» Given request:
Produce a word-for-word copy of the listing below without its pictures.

+++++

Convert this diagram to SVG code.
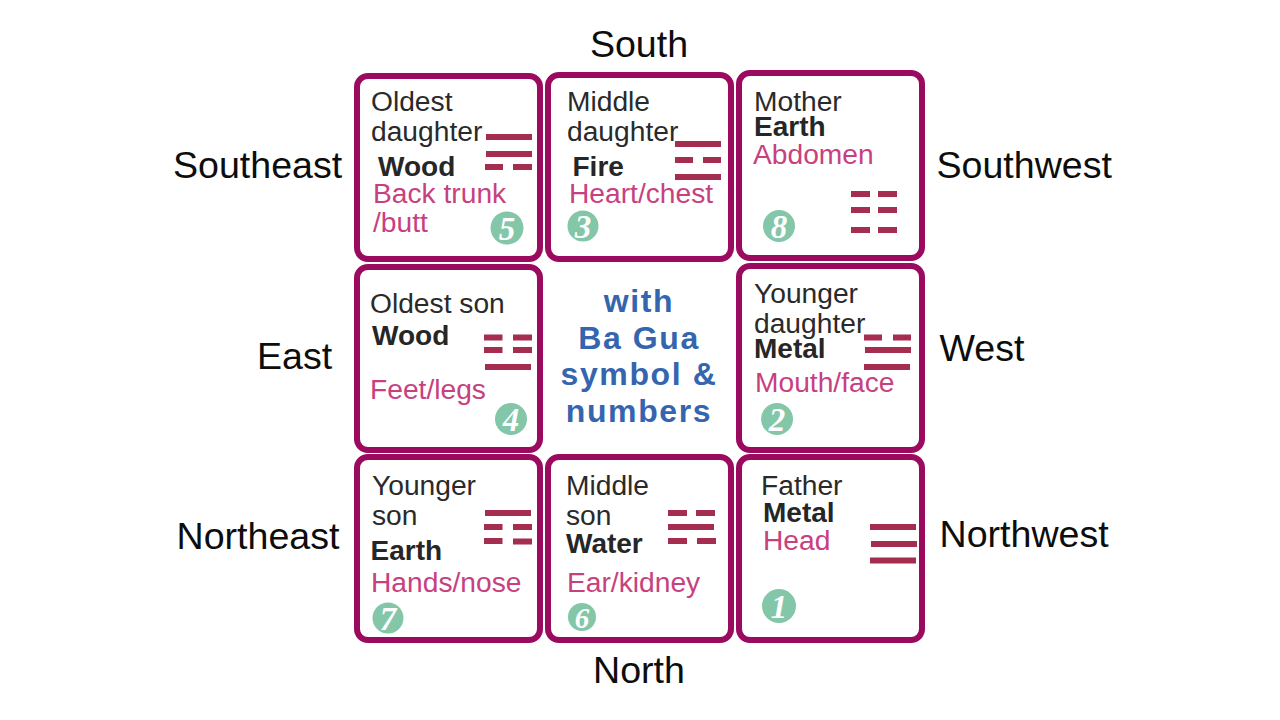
<svg xmlns="http://www.w3.org/2000/svg" width="1280" height="720" viewBox="0 0 1280 720">
<style>
text{font-family:"Liberation Sans",Arial,sans-serif}
.card{fill:#fff;stroke:#9a0a5e;stroke-width:6}
.dir{font-size:37.6px;fill:#0d0d0d}
.t{font-size:28.2px;fill:#2a2a2a}
.b{font-size:28px;font-weight:bold;fill:#262626}
.p{font-size:28.2px;fill:#c7417f}
.c{font-size:32px;font-weight:bold;fill:#3465ae;text-anchor:middle;letter-spacing:1.6px}
.bar{fill:#a52d50}
.dot{fill:#84c6a8}
.n{font-family:"Liberation Serif",serif;font-size:33px;font-weight:bold;font-style:italic;fill:#fff;text-anchor:middle}
.m{text-anchor:middle}
</style>
<rect width="1280" height="720" fill="#fff"/>
<g id="directions" class="dir">
<text class="dir m" x="639" y="57">South</text>
<text class="dir" x="173" y="178">Southeast</text>
<text class="dir" x="936.500" y="178">Southwest</text>
<text class="dir" x="257" y="369">East</text>
<text class="dir" x="939.500" y="360.500">West</text>
<text class="dir" x="176.500" y="549">Northeast</text>
<text class="dir" x="939.500" y="547">Northwest</text>
<text class="dir m" x="639" y="682.500">North</text>
</g>
<g id="node-southeast">
<rect class="card" x="357" y="76" width="183" height="183" rx="11"/>
<text class="t" x="371" y="110.500">Oldest</text><text class="t" x="371" y="140.500">daughter</text>
<text class="b" x="378" y="175.500">Wood</text>
<text class="p" x="373" y="202.500">Back trunk</text><text class="p" x="373" y="231.500">/butt</text>
<path class="bar" d="M486 134h46v6h-46zM486 151h46v6h-46zM485 164h18v6h-18zM513 164h19v6h-19z"/>
<circle class="dot" cx="507" cy="228" r="16.500"/><text class="n" x="507" y="239.500">5</text>
</g>
<g id="node-south">
<rect class="card" x="548" y="75" width="183" height="184" rx="11"/>
<text class="t" x="567" y="110.500">Middle</text><text class="t" x="567" y="140.500">daughter</text>
<text class="b" x="572.500" y="175.500">Fire</text>
<text class="p" x="569" y="202.500">Heart/chest</text>
<path class="bar" d="M675 141h46v6h-46zM675 157h18v6h-18zM703 157h18v6h-18zM675 174h46v6h-46z"/>
<circle class="dot" cx="583" cy="226" r="15.500"/><text class="n" x="583" y="237.500">3</text>
</g>
<g id="node-southwest">
<rect class="card" x="739" y="73" width="183" height="185" rx="11"/>
<text class="t" x="754" y="110.500">Mother</text>
<text class="b" x="754" y="135.500">Earth</text>
<text class="p" x="753" y="163.500">Abdomen</text>
<path class="bar" d="M851 191h19v6h-19zM878 191h19v6h-19zM851 207h19v6h-19zM878 207h19v6h-19zM851 227h19v6h-19zM878 227h19v6h-19z"/>
<circle class="dot" cx="779" cy="226" r="16"/><text class="n" x="779" y="237.500">8</text>
</g>
<g id="node-east">
<rect class="card" x="357" y="267" width="183" height="183" rx="11"/>
<text class="t" x="370" y="312.500">Oldest son</text>
<text class="b" x="372" y="344.500">Wood</text>
<text class="p" x="370" y="399">Feet/legs</text>
<path class="bar" d="M484 334.500h18.500v6h-18.500zM513 334.500h19v6h-19zM484 347h18.500v6h-18.500zM513 347h19v6h-19zM485 364h46v6h-46z"/>
<circle class="dot" cx="511" cy="419" r="16"/><text class="n" x="511" y="430.500">4</text>
</g>
<g id="node-center">
<text class="c" x="639" y="312">with</text>
<text class="c" x="639" y="349">Ba Gua</text>
<text class="c" x="639" y="385">symbol &amp;</text>
<text class="c" x="639" y="421.500">numbers</text>
</g>
<g id="node-west">
<rect class="card" x="739" y="266" width="183" height="184" rx="11"/>
<text class="t" x="754" y="302.500">Younger</text><text class="t" x="754" y="332.500">daughter</text>
<text class="b" x="754" y="357.500">Metal</text>
<text class="p" x="755" y="391.500">Mouth/face</text>
<path class="bar" d="M864 334.500h18v6h-18zM893 334.500h18v6h-18zM865 347h46v6h-46zM864 364h46v6h-46z"/>
<circle class="dot" cx="777" cy="419" r="16"/><text class="n" x="777" y="430.500">2</text>
</g>
<g id="node-northeast">
<rect class="card" x="357" y="457" width="183" height="183" rx="11"/>
<text class="t" x="372" y="494.500">Younger</text><text class="t" x="372" y="524.500">son</text>
<text class="b" x="370.500" y="560">Earth</text>
<text class="p" x="371" y="592">Hands/nose</text>
<path class="bar" d="M485 510h46v6h-46zM484 524h18.500v6h-18.500zM513 524h19v6h-19zM484 538h18.500v6h-18.500zM513 538.500h19v6h-19z"/>
<circle class="dot" cx="388" cy="618" r="15.500"/><text class="n" x="388" y="629.500">7</text>
</g>
<g id="node-north">
<rect class="card" x="548" y="457" width="183" height="183" rx="11"/>
<text class="t" x="566" y="494.500">Middle</text><text class="t" x="566" y="524.500">son</text>
<text class="b" x="566" y="553">Water</text>
<text class="p" x="567" y="592">Ear/kidney</text>
<path class="bar" d="M668 510h19v6h-19zM696 510h19v6h-19zM668 524h46v6h-46zM668 538h19v6h-19zM697 538h19v6h-19z"/>
<circle class="dot" cx="582" cy="617" r="14"/><text class="n" x="582" y="627.500" style="font-size:29px">6</text>
</g>
<g id="node-northwest">
<rect class="card" x="739" y="457" width="183" height="183" rx="11"/>
<text class="t" x="761" y="494.500">Father</text>
<text class="b" x="763" y="522">Metal</text>
<text class="p" x="763" y="549.500">Head</text>
<path class="bar" d="M870 524h46v6h-46zM871 541h46v6h-46zM870 557.500h46v6h-46z"/>
<circle class="dot" cx="779" cy="606" r="17"/><text class="n" x="779" y="617.500">1</text>
</g>
<g id="connectors"/>
</svg>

+++++

» In response:
Convert this diagram to SVG code.
<svg xmlns="http://www.w3.org/2000/svg" width="1280" height="720" viewBox="0 0 1280 720">
<style>
text{font-family:"Liberation Sans",Arial,sans-serif}
.card{fill:#fff;stroke:#9a0a5e;stroke-width:6}
.dir{font-size:37.6px;fill:#0d0d0d}
.t{font-size:28.2px;fill:#2a2a2a}
.b{font-size:28px;font-weight:bold;fill:#262626}
.p{font-size:28.2px;fill:#c7417f}
.c{font-size:32px;font-weight:bold;fill:#3465ae;text-anchor:middle;letter-spacing:1.6px}
.bar{fill:#a52d50}
.dot{fill:#84c6a8}
.n{font-family:"Liberation Serif",serif;font-size:33px;font-weight:bold;font-style:italic;fill:#fff;text-anchor:middle}
.m{text-anchor:middle}
</style>
<rect width="1280" height="720" fill="#fff"/>
<g id="directions" class="dir">
<text class="dir m" x="639" y="57">South</text>
<text class="dir" x="173" y="178">Southeast</text>
<text class="dir" x="936.500" y="178">Southwest</text>
<text class="dir" x="257" y="369">East</text>
<text class="dir" x="939.500" y="360.500">West</text>
<text class="dir" x="176.500" y="549">Northeast</text>
<text class="dir" x="939.500" y="547">Northwest</text>
<text class="dir m" x="639" y="682.500">North</text>
</g>
<g id="node-southeast">
<rect class="card" x="357" y="76" width="183" height="183" rx="11"/>
<text class="t" x="371" y="110.500">Oldest</text><text class="t" x="371" y="140.500">daughter</text>
<text class="b" x="378" y="175.500">Wood</text>
<text class="p" x="373" y="202.500">Back trunk</text><text class="p" x="373" y="231.500">/butt</text>
<path class="bar" d="M486 134h46v6h-46zM486 151h46v6h-46zM485 164h18v6h-18zM513 164h19v6h-19z"/>
<circle class="dot" cx="507" cy="228" r="16.500"/><text class="n" x="507" y="239.500">5</text>
</g>
<g id="node-south">
<rect class="card" x="548" y="75" width="183" height="184" rx="11"/>
<text class="t" x="567" y="110.500">Middle</text><text class="t" x="567" y="140.500">daughter</text>
<text class="b" x="572.500" y="175.500">Fire</text>
<text class="p" x="569" y="202.500">Heart/chest</text>
<path class="bar" d="M675 141h46v6h-46zM675 157h18v6h-18zM703 157h18v6h-18zM675 174h46v6h-46z"/>
<circle class="dot" cx="583" cy="226" r="15.500"/><text class="n" x="583" y="237.500">3</text>
</g>
<g id="node-southwest">
<rect class="card" x="739" y="73" width="183" height="185" rx="11"/>
<text class="t" x="754" y="110.500">Mother</text>
<text class="b" x="754" y="135.500">Earth</text>
<text class="p" x="753" y="163.500">Abdomen</text>
<path class="bar" d="M851 191h19v6h-19zM878 191h19v6h-19zM851 207h19v6h-19zM878 207h19v6h-19zM851 227h19v6h-19zM878 227h19v6h-19z"/>
<circle class="dot" cx="779" cy="226" r="16"/><text class="n" x="779" y="237.500">8</text>
</g>
<g id="node-east">
<rect class="card" x="357" y="267" width="183" height="183" rx="11"/>
<text class="t" x="370" y="312.500">Oldest son</text>
<text class="b" x="372" y="344.500">Wood</text>
<text class="p" x="370" y="399">Feet/legs</text>
<path class="bar" d="M484 334.500h18.500v6h-18.500zM513 334.500h19v6h-19zM484 347h18.500v6h-18.500zM513 347h19v6h-19zM485 364h46v6h-46z"/>
<circle class="dot" cx="511" cy="419" r="16"/><text class="n" x="511" y="430.500">4</text>
</g>
<g id="node-center">
<text class="c" x="639" y="312">with</text>
<text class="c" x="639" y="349">Ba Gua</text>
<text class="c" x="639" y="385">symbol &amp;</text>
<text class="c" x="639" y="421.500">numbers</text>
</g>
<g id="node-west">
<rect class="card" x="739" y="266" width="183" height="184" rx="11"/>
<text class="t" x="754" y="302.500">Younger</text><text class="t" x="754" y="332.500">daughter</text>
<text class="b" x="754" y="357.500">Metal</text>
<text class="p" x="755" y="391.500">Mouth/face</text>
<path class="bar" d="M864 334.500h18v6h-18zM893 334.500h18v6h-18zM865 347h46v6h-46zM864 364h46v6h-46z"/>
<circle class="dot" cx="777" cy="419" r="16"/><text class="n" x="777" y="430.500">2</text>
</g>
<g id="node-northeast">
<rect class="card" x="357" y="457" width="183" height="183" rx="11"/>
<text class="t" x="372" y="494.500">Younger</text><text class="t" x="372" y="524.500">son</text>
<text class="b" x="370.500" y="560">Earth</text>
<text class="p" x="371" y="592">Hands/nose</text>
<path class="bar" d="M485 510h46v6h-46zM484 524h18.500v6h-18.500zM513 524h19v6h-19zM484 538h18.500v6h-18.500zM513 538.500h19v6h-19z"/>
<circle class="dot" cx="388" cy="618" r="15.500"/><text class="n" x="388" y="629.500">7</text>
</g>
<g id="node-north">
<rect class="card" x="548" y="457" width="183" height="183" rx="11"/>
<text class="t" x="566" y="494.500">Middle</text><text class="t" x="566" y="524.500">son</text>
<text class="b" x="566" y="553">Water</text>
<text class="p" x="567" y="592">Ear/kidney</text>
<path class="bar" d="M668 510h19v6h-19zM696 510h19v6h-19zM668 524h46v6h-46zM668 538h19v6h-19zM697 538h19v6h-19z"/>
<circle class="dot" cx="582" cy="617" r="14"/><text class="n" x="582" y="627.500" style="font-size:29px">6</text>
</g>
<g id="node-northwest">
<rect class="card" x="739" y="457" width="183" height="183" rx="11"/>
<text class="t" x="761" y="494.500">Father</text>
<text class="b" x="763" y="522">Metal</text>
<text class="p" x="763" y="549.500">Head</text>
<path class="bar" d="M870 524h46v6h-46zM871 541h46v6h-46zM870 557.500h46v6h-46z"/>
<circle class="dot" cx="779" cy="606" r="17"/><text class="n" x="779" y="617.500">1</text>
</g>
<g id="connectors"/>
</svg>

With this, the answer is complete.